Step-by-step explanation:
The freezing point depression is a colligative property. We have to find the mass of ethylene glycol that we have to add to 100.0 g of water to change its freezing point from 0.0 °C to -4.3 °C.
The freezing point depression for a solution can be calculated using the following equation:
ΔTf = kf * molality * i
Where ΔTf is the freezing point depression, kf is the freezing point depression constant (it depends on the solvent and for water is 1.86 °C/m), molality is the molality of the solution and i is the Van't Hoff factor.
The Van't Hoff factor represents the number of particles formed when that compound dissolves. In our case the solute is ethylene glycol, a covalent compound, so it won't form ions when dissolved in the water. Then i is equal to 1.
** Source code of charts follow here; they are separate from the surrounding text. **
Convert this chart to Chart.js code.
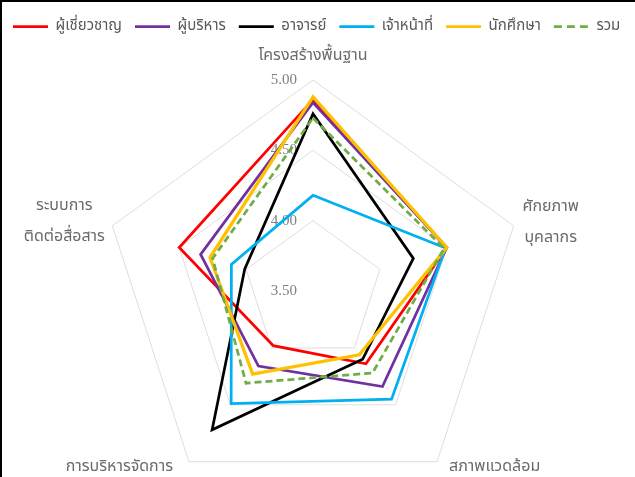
<!DOCTYPE html>
<html>
<head>
<meta charset="utf-8">
<script src="https://cdn.jsdelivr.net/npm/chart.js@4.4.1/dist/chart.umd.min.js"></script>
<style>
  html, body { margin: 0; padding: 0; background: #fff; }
  #wrap { position: relative; width: 635px; height: 477px; overflow: hidden; }
  #chart { position: absolute; left: 0; top: 0; }
  #frame { position: absolute; left: 0; top: 0; width: 635px; height: 477px; box-sizing: border-box;
           border-left: 2px solid #000; border-top: 2px solid #000; pointer-events: none; }
</style>
</head>
<body>
<div id="wrap">
  <canvas id="chart" width="635" height="502"></canvas>
  <div id="frame"></div>
</div>
<script>
const categories = [
  ['โครงสร้างพื้นฐาน'],
  ['ศักยภาพ', 'บุคลากร'],
  ['สภาพแวดล้อม'],
  ['การบริหารจัดการ'],
  ['ระบบการ', 'ติดต่อสื่อสาร']
];
const seriesNames = ['ผู้เชี่ยวชาญ', 'ผู้บริหาร', 'อาจารย์', 'เจ้าหน้าที่', 'นักศึกษา', 'รวม'];
const expertVals  = [4.86, 4.50, 4.14, 3.98, 4.50];
const adminVals   = [4.84, 4.50, 4.34, 4.16, 4.34];
const teacherVals = [4.76, 4.25, 4.10, 4.72, 4.01];
const staffVals   = [4.18, 4.49, 4.45, 4.49, 4.11];
const studentVals = [4.88, 4.50, 4.06, 4.23, 4.27];
const totalVals   = [4.73, 4.48, 4.22, 4.31, 4.25];
const tickValues = [3.5, 4.0, 4.5, 5.0];
const tickLabels = ['3.50', '4.00', '4.50', '5.00'];

const thaiFont = "'Noto Sans Thai', 'Noto Sans', sans-serif";

// where each category name sits relative to its outer vertex
const labelPlace = [
  { align: 'center', dx: 0,   dy: -23 },
  { align: 'center', dx: 37,  dy: -18 },
  { align: 'left',   dx: 12,  dy: 6 },
  { align: 'right',  dx: -16, dy: 6 },
  { align: 'center', dx: -48, dy: -19 }
];
const labelLineGap = 31;

// tick labels sit left of the vertical axis, under the lines
const tickLabelPlugin = {
  id: 'tickLabels',
  beforeDatasetsDraw(chart) {
    const s = chart.scales.r;
    const ctx = chart.ctx;
    ctx.save();
    ctx.font = "15px 'Liberation Serif'";
    ctx.fillStyle = '#7f7f7f';
    ctx.textAlign = 'right';
    ctx.textBaseline = 'middle';
    tickValues.forEach((v, i) => {
      const y = s.yCenter - s.getDistanceFromCenterForValue(v);
      ctx.fillText(tickLabels[i], s.xCenter - 16, y);
    });
    ctx.restore();
  }
};

const axisNamePlugin = {
  id: 'axisNames',
  afterDatasetsDraw(chart) {
    const s = chart.scales.r;
    const ctx = chart.ctx;
    ctx.save();
    ctx.font = "16px " + thaiFont;
    ctx.fillStyle = '#6b6b6b';
    ctx.textBaseline = 'middle';
    categories.forEach((lines, i) => {
      const p = s.getPointPosition(i, s.drawingArea);
      const pl = labelPlace[i];
      ctx.textAlign = pl.align;
      lines.forEach((t, k) => {
        ctx.fillText(t, p.x + pl.dx, p.y + pl.dy + k * labelLineGap);
      });
    });
    ctx.restore();
  }
};

const ctx = document.getElementById('chart').getContext('2d');
new Chart(ctx, {
  type: 'radar',
  data: {
    labels: categories,
    datasets: [
      { label: seriesNames[0], data: expertVals,  borderColor: '#ff0000', borderWidth: 2.75, order: 6 },
      { label: seriesNames[1], data: adminVals,   borderColor: '#7030a0', borderWidth: 2.75, order: 5 },
      { label: seriesNames[2], data: teacherVals, borderColor: '#000000', borderWidth: 2.75, order: 4 },
      { label: seriesNames[3], data: staffVals,   borderColor: '#00b0f0', borderWidth: 2.75, order: 3 },
      { label: seriesNames[4], data: studentVals, borderColor: '#ffc000', borderWidth: 3.25, order: 2 },
      { label: seriesNames[5], data: totalVals,   borderColor: '#70ad47', borderWidth: 2.75, borderDash: [7, 4], order: 1 }
    ]
  },
  options: {
    responsive: false,
    animation: false,
    elements: {
      line: { fill: false, tension: 0 },
      point: { radius: 0, hoverRadius: 0 }
    },
    layout: { padding: { top: 6 } },
    plugins: {
      tooltip: { enabled: false },
      legend: {
        position: 'top',
        align: 'start',
        labels: {
          usePointStyle: true,
          pointStyle: 'line',
          pointStyleWidth: 35,
          padding: 13,
          color: '#595959',
          font: { family: thaiFont, size: 15 },
          sort: (a, b) => a.datasetIndex - b.datasetIndex,
          generateLabels(chart) {
            const items = Chart.defaults.plugins.legend.labels.generateLabels(chart);
            items.forEach(it => {
              const ds = chart.data.datasets[it.datasetIndex];
              it.lineDash = ds.borderDash ? [8, 5] : [];
              it.lineWidth = 2.75;
            });
            return items;
          }
        }
      },
      // empty boxes used as spacers so the web sits where the original does
      title: {
        display: true, text: '', position: 'right',
        font: { size: 1, lineHeight: 1 }, padding: { top: 0, bottom: 7 }
      },
      subtitle: {
        display: true, text: '', position: 'top', weight: 500,
        font: { size: 1, lineHeight: 1 }, padding: { top: 0, bottom: 35 }
      }
    },
    scales: {
      r: {
        min: 3.5,
        max: 5,
        ticks: { stepSize: 0.5, display: false },
        grid: { color: '#dedede', lineWidth: 1 },
        angleLines: { display: false },
        pointLabels: { display: false }
      }
    }
  },
  plugins: [tickLabelPlugin, axisNamePlugin]
});
</script>
</body>
</html>
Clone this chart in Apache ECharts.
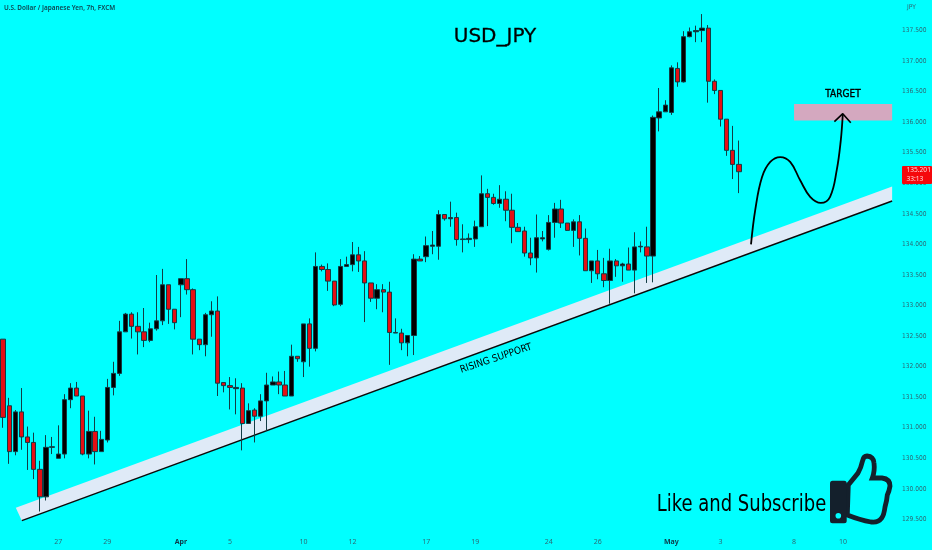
<!DOCTYPE html>
<html>
<head>
<meta charset="utf-8">
<style>html,body{margin:0;padding:0;background:#00ffff}#c{width:932px;height:550px}</style>
<script src="https://cdn.jsdelivr.net/npm/echarts@6/dist/echarts.min.js"></script>
</head>
<body>
<div id="c"></div>
<script>
// candle values, index 0..120
const opens = [132.45,131.36,130.61,131.26,130.85,130.76,130.32,129.87,130.68,130.50,130.57,131.46,131.65,131.52,130.57,130.94,130.61,130.80,131.66,131.89,
132.57,132.86,132.66,132.57,132.43,132.62,132.75,133.34,132.94,133.34,133.44,133.26,132.45,132.36,132.85,132.91,131.74,131.69,131.64,131.65,
131.07,131.29,131.19,131.44,131.70,131.75,131.70,131.52,132.17,132.08,132.70,132.30,133.64,133.59,133.40,133.02,133.64,133.67,133.83,133.73,
133.37,133.12,133.26,133.22,132.56,132.55,132.39,132.51,133.76,133.80,133.97,133.97,134.49,134.42,134.44,134.08,134.08,134.09,134.29,134.83,
134.77,134.67,134.74,134.56,134.28,134.22,133.86,133.78,134.09,133.92,134.36,134.58,134.35,134.23,134.37,134.10,133.57,133.73,133.52,133.41,
133.73,133.65,133.68,133.58,133.96,133.96,133.81,136.07,136.17,136.16,136.88,136.66,137.40,137.48,137.50,137.54,136.67,136.52,136.05,135.54,135.31];
const closes = [131.17,130.61,131.26,130.85,130.76,130.32,129.87,130.68,130.69,130.57,131.46,131.65,131.52,130.57,130.94,130.61,130.81,131.66,131.89,132.57,
132.86,132.66,132.57,132.43,132.62,132.75,133.34,132.94,132.72,133.44,133.26,132.45,132.36,132.85,132.91,131.73,131.69,131.66,131.66,131.07,
131.28,131.19,131.44,131.70,131.75,131.70,131.52,132.17,132.13,132.70,132.30,133.64,133.59,133.40,133.01,133.64,133.67,133.83,133.73,133.37,
133.12,133.26,133.22,132.56,132.55,132.39,132.51,133.76,133.73,133.98,133.99,134.49,134.42,134.44,134.08,134.09,134.10,134.29,134.83,134.77,
134.67,134.74,134.56,134.28,134.21,133.86,133.78,134.11,134.11,134.36,134.58,134.35,134.23,134.37,134.10,133.57,133.73,133.52,133.41,133.73,
133.65,133.68,133.58,133.96,133.97,133.81,136.08,136.17,136.28,136.89,136.66,137.40,137.48,137.50,137.54,136.67,136.52,136.05,135.54,135.31,135.19];
const lows = [131.00,130.41,130.55,130.64,130.31,130.16,129.63,129.81,130.57,130.50,130.50,131.32,131.52,130.55,130.50,130.40,130.61,130.76,131.53,131.85,
132.57,132.46,132.20,132.32,132.40,132.59,132.68,132.70,132.61,132.81,133.18,132.20,132.27,132.17,132.49,131.52,131.58,131.30,131.22,130.63,
131.07,130.76,131.11,130.95,131.70,131.55,131.52,131.52,132.08,131.83,132.00,132.25,133.56,133.24,132.99,132.99,133.64,133.56,133.55,132.73,
133.06,132.94,132.89,132.03,132.55,132.27,132.17,132.19,133.73,133.71,133.84,133.75,134.39,134.29,133.98,133.87,134.02,133.96,134.29,134.30,
134.65,134.60,134.38,134.02,134.21,133.80,133.66,133.54,134.05,133.90,134.11,134.27,134.22,133.96,133.82,133.57,133.37,133.43,133.30,133.03,
133.47,133.39,133.58,133.20,133.87,133.37,133.38,135.85,136.17,136.12,136.58,136.65,137.39,137.31,137.31,136.32,136.46,135.93,135.45,135.07,134.84];
const highs = [132.45,131.49,131.29,131.65,131.02,130.92,130.46,130.88,130.85,131.04,131.55,131.73,131.75,131.52,131.28,131.18,130.95,131.80,132.08,132.75,
132.88,132.89,132.89,132.96,132.72,133.50,133.60,133.34,132.94,133.44,133.76,133.28,132.45,132.88,133.07,133.15,131.74,131.83,131.81,131.73,
131.40,131.32,131.55,131.90,131.84,131.92,131.93,132.36,132.17,132.70,132.79,133.87,133.67,133.69,133.40,133.76,133.80,134.04,133.96,133.89,
133.37,133.35,133.35,133.39,132.79,132.62,132.51,133.84,133.81,134.13,134.22,134.56,134.49,134.70,134.52,134.33,134.18,134.39,135.13,134.91,
134.83,134.97,134.87,134.83,134.35,134.29,134.11,134.49,134.22,134.48,134.68,134.73,134.35,134.41,134.48,134.26,133.73,133.91,133.78,133.93,
133.76,133.70,133.95,134.20,134.05,134.29,136.11,136.56,136.36,136.93,136.98,137.49,137.55,137.58,137.77,137.59,136.70,136.52,136.05,135.94,135.70];

// axis labels
const bandCount = 152;
const xLabelIndex = [9,17,29,37,49,57,69,77,89,97,109,117,129,137];
const xLabelText = ['27','29','Apr','5','10','12','17','19','24','26','May','3','8','10'];
const yMin = 129, yMax = 138, yStep = 0.5;

// drawn annotations: [candle index, price]
const supportBand = [[2.08,129.69],[145.0,134.95],[145.0,134.71],[3.06,129.48]];
const supportLine = [[3.06,129.48],[145.0,134.71]];
const targetZone = [129.0,136.30,145.0,136.03];
const pathCurve = [[121.98,134.00],[122.68,134.57],[123.77,135.10],[125.12,135.35],[126.75,135.43],[128.37,135.35],[130.0,135.05],[131.63,134.78],[133.37,134.68],[134.88,134.78],[135.97,135.22],[136.62,135.70],[136.95,136.13]];
const arrowHead = [[135.58,136.01],[136.95,136.14],[138.25,135.99]];

const categories = Array.from({length: bandCount}, (_, i) => {
  const k = xLabelIndex.indexOf(i);
  return k >= 0 ? xLabelText[k] : '';
});
const candles = opens.map((o, i) => [o, closes[i], lows[i], highs[i]]);
const MONTHS = ['Apr', 'May'];
const AXIS = '#2d6874', EDGE = '#123c44';
const NARROW = '"Liberation Sans Narrow","DejaVu Sans Condensed"';

const chart = echarts.init(document.getElementById('c'), null, {renderer: 'canvas', width: 932, height: 550});
chart.setOption({
  animation: false,
  backgroundColor: '#00ffff',
  grid: {left: -2.575, right: -0.225, top: -1.875, bottom: -3.875},
  tooltip: {show: false},
  xAxis: [
    {type: 'category', data: categories, boundaryGap: true,
     axisLine: {show: false}, axisTick: {show: false}, splitLine: {show: false},
     axisLabel: {inside: true, interval: 0, margin: 8, fontSize: 7, color: AXIS, fontFamily: 'Noto Sans', verticalAlign: 'middle', lineHeight: 8,
       formatter: v => MONTHS.includes(v) ? '{m|' + v + '}' : v,
       rich: {m: {fontSize: 7, fontWeight: 'bold', color: '#0d3a4a', fontFamily: 'Noto Sans'}}}},
    {type: 'value', min: -0.5, max: bandCount - 0.5, show: false, splitLine: {show: false}}
  ],
  yAxis: [{type: 'value', position: 'right', min: yMin, max: yMax, interval: yStep, scale: true,
     axisLine: {show: false}, axisTick: {show: false}, splitLine: {show: false},
     axisLabel: {inside: true, margin: 5.5, fontSize: 6.6, color: AXIS, fontFamily: NARROW, align: 'right',
       showMinLabel: false, showMaxLabel: false, formatter: v => v.toFixed(3)}}],
  series: [
    {type: 'custom', xAxisIndex: 1, yAxisIndex: 0, z: 1, silent: true, data: supportBand,
     renderItem: (p, api) => p.dataIndex === 0 ? {type: 'polygon',
        shape: {points: supportBand.map(d => api.coord(d))}, style: {fill: '#dfeaf7'}} : null},
    {type: 'line', xAxisIndex: 1, yAxisIndex: 0, z: 2, silent: true, data: supportLine, showSymbol: false,
     lineStyle: {color: '#0a0a0a', width: 1.5}},
    {type: 'custom', xAxisIndex: 1, yAxisIndex: 0, z: 1, silent: true, data: [targetZone],
     encode: {x: [0, 2], y: [1, 3]},
     renderItem: (p, api) => {
       const a = api.coord([api.value(0), api.value(1)]), b = api.coord([api.value(2), api.value(3)]);
       return {type: 'rect', shape: {x: a[0], y: a[1], width: b[0] - a[0], height: b[1] - a[1]}, style: {fill: '#d4a8bf'}};
     }},
    {type: 'candlestick', xAxisIndex: 0, yAxisIndex: 0, z: 3, silent: true, data: candles, barWidth: 4.8,
     itemStyle: {color: '#000000', color0: '#e40f14', borderColor: EDGE, borderColor0: EDGE, borderWidth: 1}},
    {type: 'line', xAxisIndex: 1, yAxisIndex: 0, z: 4, silent: true, data: pathCurve, showSymbol: false, smooth: 0.4,
     lineStyle: {color: '#000000', width: 1.8}},
    {type: 'line', xAxisIndex: 1, yAxisIndex: 0, z: 4, silent: true, data: arrowHead, showSymbol: false,
     lineStyle: {color: '#000000', width: 1.6}},
    {type: 'custom', coordinateSystem: 'none', z: 5, silent: true, data: [0],
     renderItem: () => ({type: 'group', children: [
       {type: 'path', shape: {pathData: 'M848.3 485 L858 473 Q861 468 862.5 461 Q863.5 456 867 456 Q873.5 456.5 874 463 Q875 471 872.3 478 L882 478 Q890 479 890 486 Q889 492 887.3 495 Q887 500 885 507 Q884 515 881.7 518 Q878 523 871 522 Q860 520 847.3 515 Z'},
        style: {fill: '#00ffff', stroke: '#14202c', lineWidth: 4.8}},
       {type: 'rect', shape: {x: 830, y: 480.7, width: 16.7, height: 42.6, r: 2.5}, style: {fill: '#14202c'}},
       {type: 'circle', shape: {cx: 838.3, cy: 515.7, r: 2.8}, style: {fill: '#00ffff'}}
     ]})}
  ],
  graphic: {elements: [
    {type: 'text', left: 4, top: 5.5, z: 10, style: {text: 'U.S. Dollar / Japanese Yen, 7h, FXCM', font: '600 6.4px "Noto Sans"', fill: '#0d4450'}},
    {type: 'text', left: 907, top: 3.5, z: 10, style: {text: 'JPY', font: '6.6px ' + NARROW, fill: AXIS}},
    {type: 'text', x: 495, y: 37, z: 10, style: {text: 'USD_JPY', font: '20px "DejaVu Sans"', fill: '#000', stroke: '#000', lineWidth: 0.3, align: 'center', verticalAlign: 'middle'}},
    {type: 'text', x: 843, y: 94, z: 10, style: {text: 'TARGET', font: '10px "DejaVu Sans Condensed"', fill: '#000', stroke: '#000', lineWidth: 0.35, align: 'center', verticalAlign: 'middle'}},
    {type: 'text', x: 496, y: 358.5, rotation: 0.32, z: 10, style: {text: 'RISING SUPPORT', font: '10px "DejaVu Sans Condensed"', fill: '#000', align: 'center', verticalAlign: 'middle'}},
    {type: 'text', x: 741.5, y: 505, scaleY: 1.12, z: 10, style: {text: 'Like and Subscribe', font: '20px "DejaVu Sans Condensed"', fill: '#000', align: 'center', verticalAlign: 'middle'}},
    {type: 'rect', z: 10, shape: {x: 902, y: 166, width: 30, height: 18, r: 1}, style: {fill: '#f5080c'}},
    {type: 'text', x: 906.5, y: 170.5, z: 11, style: {text: '135.201', font: '6.6px "Noto Sans"', fill: '#ffd6d6', align: 'left', verticalAlign: 'middle'}},
    {type: 'text', x: 906.5, y: 179.5, z: 11, style: {text: '33:13', font: '6.6px "Noto Sans"', fill: '#ffd6d6', align: 'left', verticalAlign: 'middle'}}
  ]}
});
</script>
</body>
</html>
The temperature must change from 0.0 °C to -4.3 °C, then the freezing point depression is 4.3 °C. So we know that:
i = 1 kf = 1.86 °C/m ΔTf = 4.3 °C
We can replace those values in the formula and find the molality of the solution.
ΔTf = kf * molality * i
4.3 °C = 1.86 °C/m * molality * 1
molality = 4.3 °C/(1.86 °C/m)
molality = 2.31 m
Now we can get the moles of ethylene glycol from the definition of the molal concentration. Molality are the moles of solute per kg of solvent. The mass of water is 100 g.
mass of solvent = 100.0 g * 1 kg/(1000 g)
mass of solvent = 0.100 kg
molality = moles of solute/(mass of solvent in kg)
moles of solute = molality * mass of solvent in kg
moles of solute = 2.31 m * 0.100 kg
moles of solute = 0.231 moles
And finally we can convert the moles of ethylene glycol to grams using its molar mass.
molar mass of C₂H₆O₂ = 62.07 g/mol
mass of C₂H₆O₂ = 0.231 moles * 62.07 g/mol
mass of C₂H₆O₂ = 14.4 g
Answer: 14.4 g of ethylene glycol must be mixed.